-- WRITTEN REQUEST --
Write out the full listing exactly as given, minus the images.

-- AVAILABLE DATA --
* * * * * * *

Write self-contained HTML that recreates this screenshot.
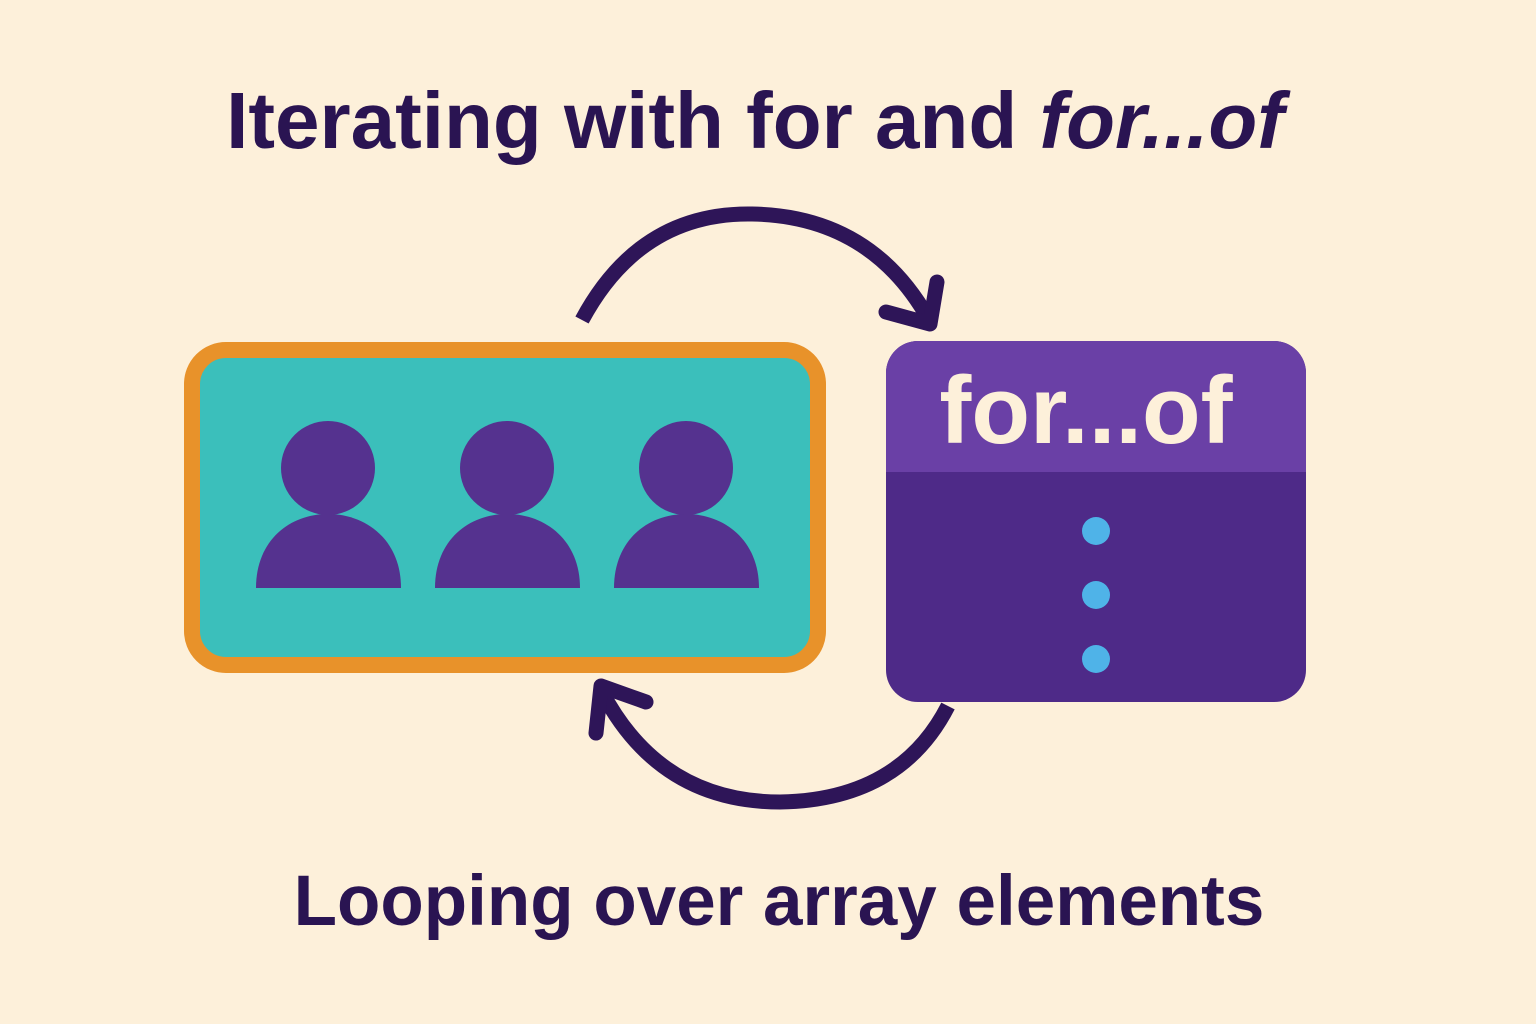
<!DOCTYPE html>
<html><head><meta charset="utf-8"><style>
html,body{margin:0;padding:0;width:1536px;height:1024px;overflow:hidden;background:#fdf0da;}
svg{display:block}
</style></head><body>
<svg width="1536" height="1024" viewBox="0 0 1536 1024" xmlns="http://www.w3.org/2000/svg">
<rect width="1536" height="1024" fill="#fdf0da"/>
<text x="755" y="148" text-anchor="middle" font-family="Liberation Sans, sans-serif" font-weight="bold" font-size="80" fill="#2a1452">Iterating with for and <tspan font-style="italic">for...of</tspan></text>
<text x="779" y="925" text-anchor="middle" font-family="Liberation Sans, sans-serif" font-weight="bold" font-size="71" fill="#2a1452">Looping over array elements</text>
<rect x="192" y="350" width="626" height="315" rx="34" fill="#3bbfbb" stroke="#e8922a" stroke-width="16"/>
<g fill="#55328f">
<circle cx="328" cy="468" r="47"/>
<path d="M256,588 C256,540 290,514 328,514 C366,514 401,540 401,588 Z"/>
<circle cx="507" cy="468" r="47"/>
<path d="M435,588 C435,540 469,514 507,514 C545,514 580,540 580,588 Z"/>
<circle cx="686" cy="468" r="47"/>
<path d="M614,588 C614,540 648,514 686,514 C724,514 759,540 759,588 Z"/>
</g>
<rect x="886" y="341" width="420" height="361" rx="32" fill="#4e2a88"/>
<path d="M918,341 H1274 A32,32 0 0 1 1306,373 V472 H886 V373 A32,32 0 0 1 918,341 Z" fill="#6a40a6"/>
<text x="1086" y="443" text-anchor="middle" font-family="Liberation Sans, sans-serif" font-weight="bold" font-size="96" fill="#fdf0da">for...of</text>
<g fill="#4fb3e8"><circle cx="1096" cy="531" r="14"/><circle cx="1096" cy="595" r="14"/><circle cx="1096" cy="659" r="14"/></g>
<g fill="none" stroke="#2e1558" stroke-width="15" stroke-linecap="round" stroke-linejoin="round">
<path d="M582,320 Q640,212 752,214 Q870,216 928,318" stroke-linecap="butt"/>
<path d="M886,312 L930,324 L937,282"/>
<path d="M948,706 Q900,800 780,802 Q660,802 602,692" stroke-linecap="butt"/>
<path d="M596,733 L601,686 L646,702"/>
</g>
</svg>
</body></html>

* * * * * * *

-- ANSWER TO THE TASK --
Write self-contained HTML that recreates this screenshot.
<!DOCTYPE html>
<html><head><meta charset="utf-8"><style>
html,body{margin:0;padding:0;width:1536px;height:1024px;overflow:hidden;background:#fdf0da;}
svg{display:block}
</style></head><body>
<svg width="1536" height="1024" viewBox="0 0 1536 1024" xmlns="http://www.w3.org/2000/svg">
<rect width="1536" height="1024" fill="#fdf0da"/>
<text x="755" y="148" text-anchor="middle" font-family="Liberation Sans, sans-serif" font-weight="bold" font-size="80" fill="#2a1452">Iterating with for and <tspan font-style="italic">for...of</tspan></text>
<text x="779" y="925" text-anchor="middle" font-family="Liberation Sans, sans-serif" font-weight="bold" font-size="71" fill="#2a1452">Looping over array elements</text>
<rect x="192" y="350" width="626" height="315" rx="34" fill="#3bbfbb" stroke="#e8922a" stroke-width="16"/>
<g fill="#55328f">
<circle cx="328" cy="468" r="47"/>
<path d="M256,588 C256,540 290,514 328,514 C366,514 401,540 401,588 Z"/>
<circle cx="507" cy="468" r="47"/>
<path d="M435,588 C435,540 469,514 507,514 C545,514 580,540 580,588 Z"/>
<circle cx="686" cy="468" r="47"/>
<path d="M614,588 C614,540 648,514 686,514 C724,514 759,540 759,588 Z"/>
</g>
<rect x="886" y="341" width="420" height="361" rx="32" fill="#4e2a88"/>
<path d="M918,341 H1274 A32,32 0 0 1 1306,373 V472 H886 V373 A32,32 0 0 1 918,341 Z" fill="#6a40a6"/>
<text x="1086" y="443" text-anchor="middle" font-family="Liberation Sans, sans-serif" font-weight="bold" font-size="96" fill="#fdf0da">for...of</text>
<g fill="#4fb3e8"><circle cx="1096" cy="531" r="14"/><circle cx="1096" cy="595" r="14"/><circle cx="1096" cy="659" r="14"/></g>
<g fill="none" stroke="#2e1558" stroke-width="15" stroke-linecap="round" stroke-linejoin="round">
<path d="M582,320 Q640,212 752,214 Q870,216 928,318" stroke-linecap="butt"/>
<path d="M886,312 L930,324 L937,282"/>
<path d="M948,706 Q900,800 780,802 Q660,802 602,692" stroke-linecap="butt"/>
<path d="M596,733 L601,686 L646,702"/>
</g>
</svg>
</body></html>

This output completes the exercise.